SOURCE DATA -
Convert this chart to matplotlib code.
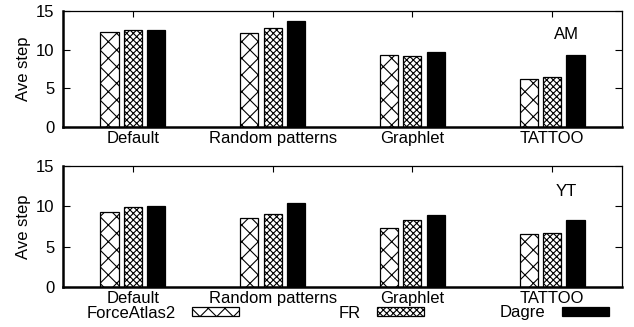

==

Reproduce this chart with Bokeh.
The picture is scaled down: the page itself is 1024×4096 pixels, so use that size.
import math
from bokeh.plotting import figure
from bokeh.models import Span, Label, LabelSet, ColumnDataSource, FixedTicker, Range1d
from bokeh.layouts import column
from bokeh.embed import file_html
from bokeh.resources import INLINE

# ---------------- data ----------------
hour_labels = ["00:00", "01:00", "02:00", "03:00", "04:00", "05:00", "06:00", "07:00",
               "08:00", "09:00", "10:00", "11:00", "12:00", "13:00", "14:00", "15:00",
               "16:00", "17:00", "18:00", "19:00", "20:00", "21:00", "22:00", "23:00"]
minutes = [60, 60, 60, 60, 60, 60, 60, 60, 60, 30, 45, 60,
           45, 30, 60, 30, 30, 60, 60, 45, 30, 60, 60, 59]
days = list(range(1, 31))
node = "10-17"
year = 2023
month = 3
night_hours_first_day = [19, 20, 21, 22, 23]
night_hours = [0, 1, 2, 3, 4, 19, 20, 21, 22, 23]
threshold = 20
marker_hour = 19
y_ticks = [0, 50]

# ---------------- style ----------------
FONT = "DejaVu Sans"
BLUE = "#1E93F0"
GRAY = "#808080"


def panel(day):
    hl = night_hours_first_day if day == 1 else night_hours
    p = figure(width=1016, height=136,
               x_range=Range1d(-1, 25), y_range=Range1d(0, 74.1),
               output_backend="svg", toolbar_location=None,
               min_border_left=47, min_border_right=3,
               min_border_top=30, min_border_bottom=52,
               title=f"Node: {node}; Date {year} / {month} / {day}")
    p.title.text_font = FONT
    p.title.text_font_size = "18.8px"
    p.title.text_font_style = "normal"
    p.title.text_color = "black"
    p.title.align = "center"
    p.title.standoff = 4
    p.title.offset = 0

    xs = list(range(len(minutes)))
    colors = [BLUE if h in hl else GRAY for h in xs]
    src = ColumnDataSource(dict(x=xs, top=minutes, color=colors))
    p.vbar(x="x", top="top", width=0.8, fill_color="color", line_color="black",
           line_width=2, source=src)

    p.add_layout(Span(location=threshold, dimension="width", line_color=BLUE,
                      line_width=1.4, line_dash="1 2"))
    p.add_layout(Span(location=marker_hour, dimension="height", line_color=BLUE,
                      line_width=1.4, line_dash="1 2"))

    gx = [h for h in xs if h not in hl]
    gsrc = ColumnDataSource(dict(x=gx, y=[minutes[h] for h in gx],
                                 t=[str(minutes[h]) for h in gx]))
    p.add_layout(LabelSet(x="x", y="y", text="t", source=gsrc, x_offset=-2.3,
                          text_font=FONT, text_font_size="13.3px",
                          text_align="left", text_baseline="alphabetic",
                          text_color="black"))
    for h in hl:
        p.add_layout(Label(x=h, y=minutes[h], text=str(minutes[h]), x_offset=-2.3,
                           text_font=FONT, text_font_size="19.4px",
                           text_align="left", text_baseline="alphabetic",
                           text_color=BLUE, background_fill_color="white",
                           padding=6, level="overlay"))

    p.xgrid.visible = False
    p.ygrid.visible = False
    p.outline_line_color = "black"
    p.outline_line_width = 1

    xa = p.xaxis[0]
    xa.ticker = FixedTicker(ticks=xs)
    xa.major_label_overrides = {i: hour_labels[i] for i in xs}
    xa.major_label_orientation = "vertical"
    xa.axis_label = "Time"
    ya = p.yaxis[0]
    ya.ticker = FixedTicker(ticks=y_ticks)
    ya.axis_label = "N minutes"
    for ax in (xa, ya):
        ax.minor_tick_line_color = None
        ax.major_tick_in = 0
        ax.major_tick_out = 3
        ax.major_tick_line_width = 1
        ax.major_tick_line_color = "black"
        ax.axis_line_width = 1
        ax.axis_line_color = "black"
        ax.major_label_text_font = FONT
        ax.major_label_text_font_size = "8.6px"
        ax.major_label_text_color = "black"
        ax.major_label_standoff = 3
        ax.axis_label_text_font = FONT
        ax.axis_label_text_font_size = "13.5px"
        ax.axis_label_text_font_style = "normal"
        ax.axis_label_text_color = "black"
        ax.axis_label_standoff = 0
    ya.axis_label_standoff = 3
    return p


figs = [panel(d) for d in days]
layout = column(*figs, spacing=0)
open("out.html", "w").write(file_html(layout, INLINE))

--

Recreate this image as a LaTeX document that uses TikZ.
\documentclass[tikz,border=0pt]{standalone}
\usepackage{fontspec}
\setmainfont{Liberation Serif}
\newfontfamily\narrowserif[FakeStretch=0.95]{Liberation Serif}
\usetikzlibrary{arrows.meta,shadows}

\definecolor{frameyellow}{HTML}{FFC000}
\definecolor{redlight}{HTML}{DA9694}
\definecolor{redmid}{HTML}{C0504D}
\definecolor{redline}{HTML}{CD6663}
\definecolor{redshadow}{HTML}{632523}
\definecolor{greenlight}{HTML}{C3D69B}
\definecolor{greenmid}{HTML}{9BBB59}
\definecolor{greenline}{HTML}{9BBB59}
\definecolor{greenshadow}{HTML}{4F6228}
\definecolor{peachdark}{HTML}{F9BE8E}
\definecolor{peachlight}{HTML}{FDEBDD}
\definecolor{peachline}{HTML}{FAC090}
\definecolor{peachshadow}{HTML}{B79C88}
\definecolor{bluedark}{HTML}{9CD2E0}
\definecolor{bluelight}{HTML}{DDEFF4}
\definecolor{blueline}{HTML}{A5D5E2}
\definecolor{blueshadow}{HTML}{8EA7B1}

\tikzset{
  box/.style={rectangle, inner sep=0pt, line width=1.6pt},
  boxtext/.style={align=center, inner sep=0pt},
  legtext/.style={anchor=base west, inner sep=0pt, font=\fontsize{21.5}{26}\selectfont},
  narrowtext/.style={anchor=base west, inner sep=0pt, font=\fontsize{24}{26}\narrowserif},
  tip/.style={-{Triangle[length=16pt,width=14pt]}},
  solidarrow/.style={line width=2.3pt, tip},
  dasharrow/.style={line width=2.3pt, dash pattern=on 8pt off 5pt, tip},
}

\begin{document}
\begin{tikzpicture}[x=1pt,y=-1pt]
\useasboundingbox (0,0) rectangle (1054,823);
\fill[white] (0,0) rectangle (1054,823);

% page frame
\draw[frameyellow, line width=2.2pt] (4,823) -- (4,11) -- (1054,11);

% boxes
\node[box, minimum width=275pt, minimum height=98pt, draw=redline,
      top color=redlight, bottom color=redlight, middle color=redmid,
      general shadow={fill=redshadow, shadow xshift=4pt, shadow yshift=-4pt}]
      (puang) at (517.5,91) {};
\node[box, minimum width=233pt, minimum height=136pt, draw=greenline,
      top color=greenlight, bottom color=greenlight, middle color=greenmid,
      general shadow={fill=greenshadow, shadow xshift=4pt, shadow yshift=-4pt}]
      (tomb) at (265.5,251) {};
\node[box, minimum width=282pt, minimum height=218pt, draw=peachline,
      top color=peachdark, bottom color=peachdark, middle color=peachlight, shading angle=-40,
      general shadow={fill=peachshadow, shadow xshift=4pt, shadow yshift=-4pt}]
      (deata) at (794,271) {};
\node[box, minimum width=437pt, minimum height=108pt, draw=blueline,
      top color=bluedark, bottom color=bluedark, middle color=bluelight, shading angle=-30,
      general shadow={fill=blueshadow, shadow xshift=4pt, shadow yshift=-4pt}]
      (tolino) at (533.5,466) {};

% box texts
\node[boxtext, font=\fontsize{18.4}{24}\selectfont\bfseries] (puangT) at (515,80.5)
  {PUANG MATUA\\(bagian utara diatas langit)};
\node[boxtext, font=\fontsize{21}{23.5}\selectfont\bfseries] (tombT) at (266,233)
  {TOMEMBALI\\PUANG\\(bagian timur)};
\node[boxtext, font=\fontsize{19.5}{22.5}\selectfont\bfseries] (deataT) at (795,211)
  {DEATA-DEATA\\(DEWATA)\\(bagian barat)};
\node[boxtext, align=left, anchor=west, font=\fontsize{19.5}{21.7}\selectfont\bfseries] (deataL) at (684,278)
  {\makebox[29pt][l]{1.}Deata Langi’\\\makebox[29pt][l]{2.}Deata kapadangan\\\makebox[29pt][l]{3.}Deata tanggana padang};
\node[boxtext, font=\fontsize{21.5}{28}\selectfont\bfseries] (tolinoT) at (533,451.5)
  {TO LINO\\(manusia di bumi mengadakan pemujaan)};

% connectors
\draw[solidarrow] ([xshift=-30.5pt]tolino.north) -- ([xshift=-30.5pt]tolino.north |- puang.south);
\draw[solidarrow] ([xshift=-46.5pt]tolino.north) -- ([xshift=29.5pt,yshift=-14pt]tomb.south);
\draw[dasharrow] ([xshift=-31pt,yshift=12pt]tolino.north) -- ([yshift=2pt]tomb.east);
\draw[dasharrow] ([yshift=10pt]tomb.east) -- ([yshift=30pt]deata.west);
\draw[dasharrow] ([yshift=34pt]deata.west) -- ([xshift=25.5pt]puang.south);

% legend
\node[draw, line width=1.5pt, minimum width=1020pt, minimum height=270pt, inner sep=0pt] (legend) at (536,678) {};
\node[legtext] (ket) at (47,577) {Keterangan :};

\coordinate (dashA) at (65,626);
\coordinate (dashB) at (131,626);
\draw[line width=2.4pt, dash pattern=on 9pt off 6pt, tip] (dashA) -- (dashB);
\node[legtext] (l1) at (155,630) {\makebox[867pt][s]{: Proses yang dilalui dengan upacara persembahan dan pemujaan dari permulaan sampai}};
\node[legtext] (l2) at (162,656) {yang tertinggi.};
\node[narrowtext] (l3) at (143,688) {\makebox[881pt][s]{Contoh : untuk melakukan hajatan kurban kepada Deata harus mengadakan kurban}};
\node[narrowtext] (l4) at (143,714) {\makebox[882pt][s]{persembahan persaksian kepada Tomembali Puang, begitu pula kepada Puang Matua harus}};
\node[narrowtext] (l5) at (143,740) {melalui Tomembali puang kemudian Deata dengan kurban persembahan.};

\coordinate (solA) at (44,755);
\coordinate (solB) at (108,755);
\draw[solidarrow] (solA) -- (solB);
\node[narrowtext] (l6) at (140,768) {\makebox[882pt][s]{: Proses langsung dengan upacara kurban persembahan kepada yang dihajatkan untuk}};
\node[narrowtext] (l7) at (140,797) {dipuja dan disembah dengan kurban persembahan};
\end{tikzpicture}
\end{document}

YOUR OBJECTIVE - Extract the lines from the line with "Reproduce this chart with Bokeh." through the line with "from bokeh.resources import INLINE". Keep both of those lines, copy everything exactly, and add nothing.

COMPLETED EXERCISE -
Reproduce this chart with Bokeh.
The picture is scaled down: the page itself is 1024×4096 pixels, so use that size.
import math
from bokeh.plotting import figure
from bokeh.models import Span, Label, LabelSet, ColumnDataSource, FixedTicker, Range1d
from bokeh.layouts import column
from bokeh.embed import file_html
from bokeh.resources import INLINE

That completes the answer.